Most streets are now passable, and in Leogane - the town at the epicentre of the quake which has much flatter and more accessible geography than the capital - about 80% of the debris has been removed from the downtown area. The whole of Leogane is expected to be clear by the middle of 2011.
Ms Faieta does acknowledge, however, that there was a certain amount of "paralysis" regarding rubble removal during the first half of 2010.
"There hasn't really been a strategy for debris clearance - such as [deciding] where we were dumping the debris," she explains.
Haiti's political instability before and after the country's elections in November contributed to that paralysis, she says, and it took time to choose which neighbourhoods should be cleared first - a decision that has now been made.
In December, the Interim Haiti Recovery Commission approved $25m for demolition and rubble removal in targeted Port-au-Prince neighbourhoods, and the UN and the International Labor Organization are now working with the authorities on two pilot projects - the first in six selected neighbourhoods in Port-au-Prince and a second in the town of Leogane.
A third project involving nine further areas will start in early 2011.
"These are the neighbourhoods that caused the most displacement and if people are going to be returned, the debris needs to be removed," explains Ms Faieta.
The projects will recycle some of the debris to improve roads, paths and provide foundations for temporary shelters, she says, as well as employ local people, training them in new skills where necessary.
"We must involve communities in the development of their own neighbourhoods," Ms Faieta adds.
But for those on the ground doing the heavy removal work, there are further frustrations.
Confusion over property ownership, the unforgiving geography of Port-au-Prince and its tightly-packed housing are all major challenges, explains Michael Wyrick - one of those contracted by the government to help with debris clearance and building demolition.
As vice president of business development for the Haiti Recovery Group, he says one of the biggest obstacles for his team has been obtaining permission from the Ministry of Public Works to enter damaged properties - particularly those of commercial use - as much of the ownership documentation, if it existed, was lost in the quake.
"It becomes ambiguous," Mr Wyrick explains. "Where are these property lines?"
But even when ownership is confirmed, the geography of Port-au-Prince, with its narrow streets and hilly terrain, can make many areas difficult to get to with machinery, he says.
Downtown, street vendors populate roadsides preventing large vehicles maneouvering freely and traders can be reluctant to leave their pitch - even temporarily - to let vehicles through.
And in the capital's neighbourhoods there are other obstacles.
"There are tents blocking streets and in some areas you just have footpaths between buildings, making it difficult to access with heavy machinery," Mr Wyrick says, explaining that in some locations his teams have had to resort to clearing debris by hand.

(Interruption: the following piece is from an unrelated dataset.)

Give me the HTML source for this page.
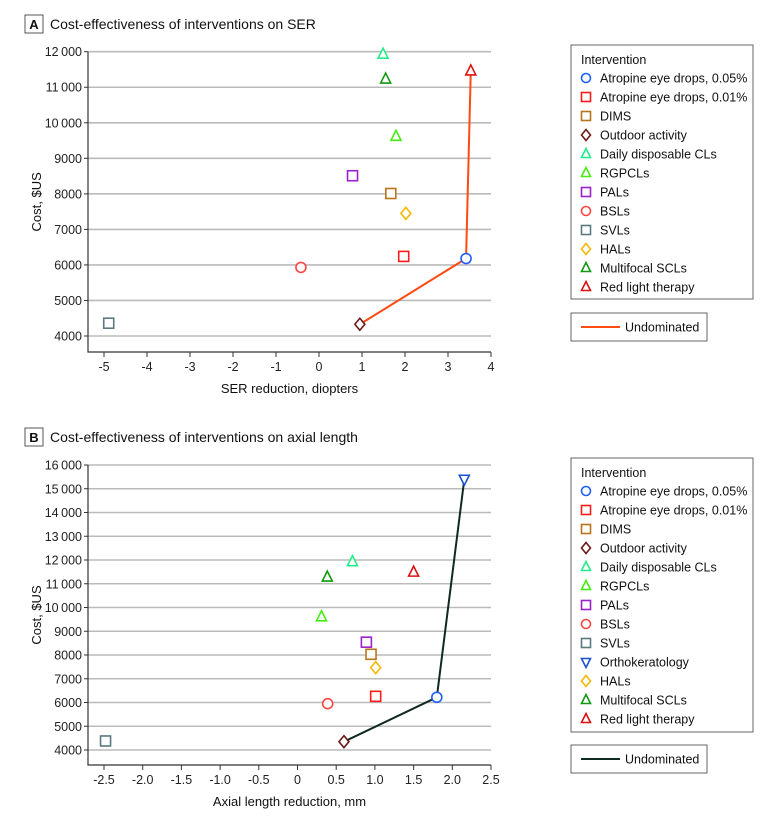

Another factor making demolition tricky in such neighbourhoods, he adds, is the fact that many buildings categorised as yellow and red - properties that are partially or badly damaged - are located very close to those that have been deemed safe - colour coded green.
Such daily practical difficulties mean the reconstruction work in and around Port-au-Prince will continue to be slow and time-consuming - something the Red Cross's Mr Fortier is keen to remind people.
"I have been in this kind of work for 30 years all over the world, and I have not yet experienced anything of this complexity and magnitude," he says.
"To rebuild a capital city that was not in good shape before will take many years."